Data
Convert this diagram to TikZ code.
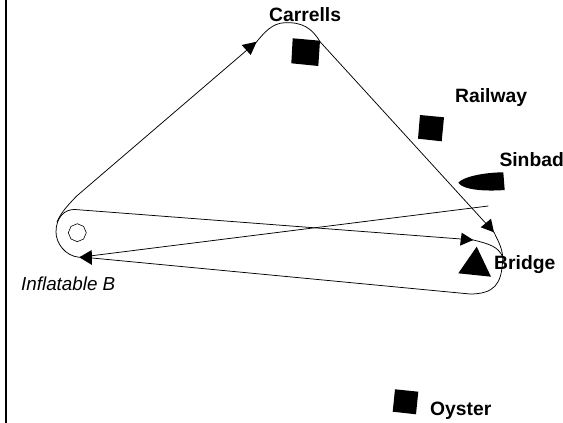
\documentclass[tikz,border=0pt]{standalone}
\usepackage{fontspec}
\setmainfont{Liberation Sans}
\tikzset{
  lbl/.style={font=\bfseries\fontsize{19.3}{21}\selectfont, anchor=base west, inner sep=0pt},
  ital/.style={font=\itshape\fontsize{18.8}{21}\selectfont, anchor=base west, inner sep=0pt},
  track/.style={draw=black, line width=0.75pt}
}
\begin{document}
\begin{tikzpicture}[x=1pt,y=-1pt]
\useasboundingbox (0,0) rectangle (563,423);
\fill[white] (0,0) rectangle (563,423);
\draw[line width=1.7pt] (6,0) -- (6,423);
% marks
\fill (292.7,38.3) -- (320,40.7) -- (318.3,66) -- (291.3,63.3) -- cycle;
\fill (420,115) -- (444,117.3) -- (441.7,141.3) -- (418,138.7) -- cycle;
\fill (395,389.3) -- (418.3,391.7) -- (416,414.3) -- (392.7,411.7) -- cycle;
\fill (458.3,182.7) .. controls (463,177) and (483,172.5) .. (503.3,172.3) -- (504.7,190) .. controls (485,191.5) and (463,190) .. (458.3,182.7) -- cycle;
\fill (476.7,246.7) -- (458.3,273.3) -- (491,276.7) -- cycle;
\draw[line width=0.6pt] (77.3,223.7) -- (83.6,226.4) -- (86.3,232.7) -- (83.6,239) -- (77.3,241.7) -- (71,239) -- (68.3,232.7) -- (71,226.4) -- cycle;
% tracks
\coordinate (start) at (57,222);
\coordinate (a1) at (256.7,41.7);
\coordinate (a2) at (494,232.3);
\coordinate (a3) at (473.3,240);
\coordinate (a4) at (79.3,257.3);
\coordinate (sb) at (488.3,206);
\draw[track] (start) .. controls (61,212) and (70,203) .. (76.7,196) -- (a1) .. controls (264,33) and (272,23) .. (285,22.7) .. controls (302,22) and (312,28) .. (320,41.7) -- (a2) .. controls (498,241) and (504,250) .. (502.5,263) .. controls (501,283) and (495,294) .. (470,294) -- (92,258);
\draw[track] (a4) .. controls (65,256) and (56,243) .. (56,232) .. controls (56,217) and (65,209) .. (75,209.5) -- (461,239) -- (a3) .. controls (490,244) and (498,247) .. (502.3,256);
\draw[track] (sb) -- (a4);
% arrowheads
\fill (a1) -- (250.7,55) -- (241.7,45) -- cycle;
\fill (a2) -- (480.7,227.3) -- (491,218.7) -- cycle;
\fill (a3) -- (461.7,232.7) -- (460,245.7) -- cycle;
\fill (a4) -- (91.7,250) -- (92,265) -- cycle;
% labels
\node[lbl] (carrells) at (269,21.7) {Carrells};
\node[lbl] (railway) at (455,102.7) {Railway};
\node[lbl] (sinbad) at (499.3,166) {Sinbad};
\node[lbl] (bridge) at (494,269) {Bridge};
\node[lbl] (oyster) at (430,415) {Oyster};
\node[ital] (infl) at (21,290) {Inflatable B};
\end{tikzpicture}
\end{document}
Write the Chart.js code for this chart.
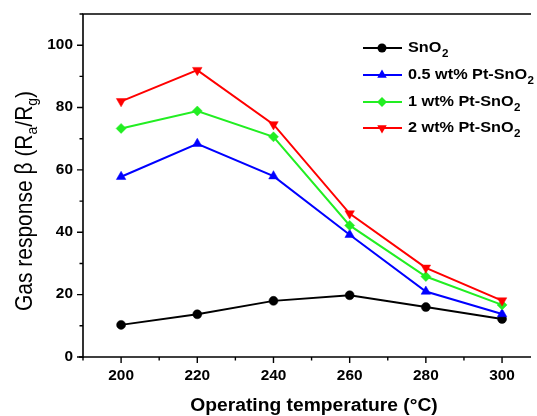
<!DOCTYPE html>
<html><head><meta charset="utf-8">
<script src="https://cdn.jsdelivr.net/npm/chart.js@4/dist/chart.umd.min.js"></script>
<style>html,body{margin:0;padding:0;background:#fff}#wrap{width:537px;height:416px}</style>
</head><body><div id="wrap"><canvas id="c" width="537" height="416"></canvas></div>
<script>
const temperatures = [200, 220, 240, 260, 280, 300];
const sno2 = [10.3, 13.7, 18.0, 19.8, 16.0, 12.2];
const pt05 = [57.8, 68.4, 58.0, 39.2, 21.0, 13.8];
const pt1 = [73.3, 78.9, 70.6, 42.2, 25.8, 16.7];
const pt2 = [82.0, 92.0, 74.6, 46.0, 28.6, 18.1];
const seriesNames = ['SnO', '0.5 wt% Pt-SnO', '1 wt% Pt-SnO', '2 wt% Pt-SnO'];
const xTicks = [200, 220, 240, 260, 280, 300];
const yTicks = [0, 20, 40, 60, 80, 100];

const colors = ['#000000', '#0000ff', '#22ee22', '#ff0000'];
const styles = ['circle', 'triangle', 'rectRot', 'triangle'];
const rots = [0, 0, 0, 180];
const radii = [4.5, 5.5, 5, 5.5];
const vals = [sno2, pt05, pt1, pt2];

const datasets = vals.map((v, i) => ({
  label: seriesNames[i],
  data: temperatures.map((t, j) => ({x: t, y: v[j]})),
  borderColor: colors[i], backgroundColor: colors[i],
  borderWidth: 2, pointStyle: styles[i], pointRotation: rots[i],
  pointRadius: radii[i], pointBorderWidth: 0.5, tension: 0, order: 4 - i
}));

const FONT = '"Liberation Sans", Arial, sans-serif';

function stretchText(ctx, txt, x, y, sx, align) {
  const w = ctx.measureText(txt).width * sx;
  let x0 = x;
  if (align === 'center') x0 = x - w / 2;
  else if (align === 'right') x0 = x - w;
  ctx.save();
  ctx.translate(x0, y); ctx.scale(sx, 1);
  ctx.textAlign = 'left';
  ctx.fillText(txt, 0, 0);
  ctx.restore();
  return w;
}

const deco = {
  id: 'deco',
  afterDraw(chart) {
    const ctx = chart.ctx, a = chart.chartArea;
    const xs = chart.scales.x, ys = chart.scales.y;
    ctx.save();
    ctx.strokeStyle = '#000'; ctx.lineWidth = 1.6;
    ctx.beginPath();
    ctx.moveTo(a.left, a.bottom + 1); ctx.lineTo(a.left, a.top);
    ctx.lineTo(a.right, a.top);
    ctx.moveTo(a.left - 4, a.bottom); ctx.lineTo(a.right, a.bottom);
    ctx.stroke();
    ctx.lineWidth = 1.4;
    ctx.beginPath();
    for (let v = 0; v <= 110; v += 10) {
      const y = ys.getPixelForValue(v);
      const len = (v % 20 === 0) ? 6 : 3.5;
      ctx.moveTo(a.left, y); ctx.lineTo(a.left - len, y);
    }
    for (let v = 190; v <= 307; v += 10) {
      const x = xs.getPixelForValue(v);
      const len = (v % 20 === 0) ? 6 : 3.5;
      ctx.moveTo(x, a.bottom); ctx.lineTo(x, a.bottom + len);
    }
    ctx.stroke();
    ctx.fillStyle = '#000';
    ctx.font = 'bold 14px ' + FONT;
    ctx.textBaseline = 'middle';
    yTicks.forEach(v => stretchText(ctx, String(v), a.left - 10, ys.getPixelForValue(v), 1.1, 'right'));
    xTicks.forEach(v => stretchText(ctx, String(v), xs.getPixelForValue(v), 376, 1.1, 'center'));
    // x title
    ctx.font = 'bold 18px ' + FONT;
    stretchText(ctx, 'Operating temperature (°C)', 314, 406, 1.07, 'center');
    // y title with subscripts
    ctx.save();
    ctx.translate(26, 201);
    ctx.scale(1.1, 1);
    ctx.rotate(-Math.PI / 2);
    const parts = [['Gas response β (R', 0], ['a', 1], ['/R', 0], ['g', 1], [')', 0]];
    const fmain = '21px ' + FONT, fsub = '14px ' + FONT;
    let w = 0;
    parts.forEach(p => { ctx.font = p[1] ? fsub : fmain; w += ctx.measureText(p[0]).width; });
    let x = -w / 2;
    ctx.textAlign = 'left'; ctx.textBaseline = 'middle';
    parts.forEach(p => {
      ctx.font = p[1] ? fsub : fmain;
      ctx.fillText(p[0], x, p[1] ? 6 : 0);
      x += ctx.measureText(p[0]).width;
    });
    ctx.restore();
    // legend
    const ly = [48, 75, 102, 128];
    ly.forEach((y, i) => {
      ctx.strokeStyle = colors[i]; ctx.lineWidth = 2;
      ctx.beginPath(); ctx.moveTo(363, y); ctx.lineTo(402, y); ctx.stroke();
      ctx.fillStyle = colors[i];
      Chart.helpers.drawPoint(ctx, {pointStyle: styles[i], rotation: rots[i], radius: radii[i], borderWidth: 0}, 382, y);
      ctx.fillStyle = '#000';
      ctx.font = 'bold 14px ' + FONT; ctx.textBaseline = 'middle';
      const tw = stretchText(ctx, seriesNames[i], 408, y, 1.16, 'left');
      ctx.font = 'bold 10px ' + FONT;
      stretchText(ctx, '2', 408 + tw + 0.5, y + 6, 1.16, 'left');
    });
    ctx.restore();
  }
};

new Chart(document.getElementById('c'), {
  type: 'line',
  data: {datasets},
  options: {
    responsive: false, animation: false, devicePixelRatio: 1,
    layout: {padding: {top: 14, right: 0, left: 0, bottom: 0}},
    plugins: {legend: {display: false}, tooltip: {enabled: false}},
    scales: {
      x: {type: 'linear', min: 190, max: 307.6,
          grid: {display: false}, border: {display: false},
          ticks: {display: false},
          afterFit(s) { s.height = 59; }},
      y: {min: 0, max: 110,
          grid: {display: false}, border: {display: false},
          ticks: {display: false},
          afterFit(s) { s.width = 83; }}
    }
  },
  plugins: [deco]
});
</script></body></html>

What you have to do
Filter the records above and return every line that holds the word "code".

Written solution
Convert this diagram to TikZ code.
Write the Chart.js code for this chart.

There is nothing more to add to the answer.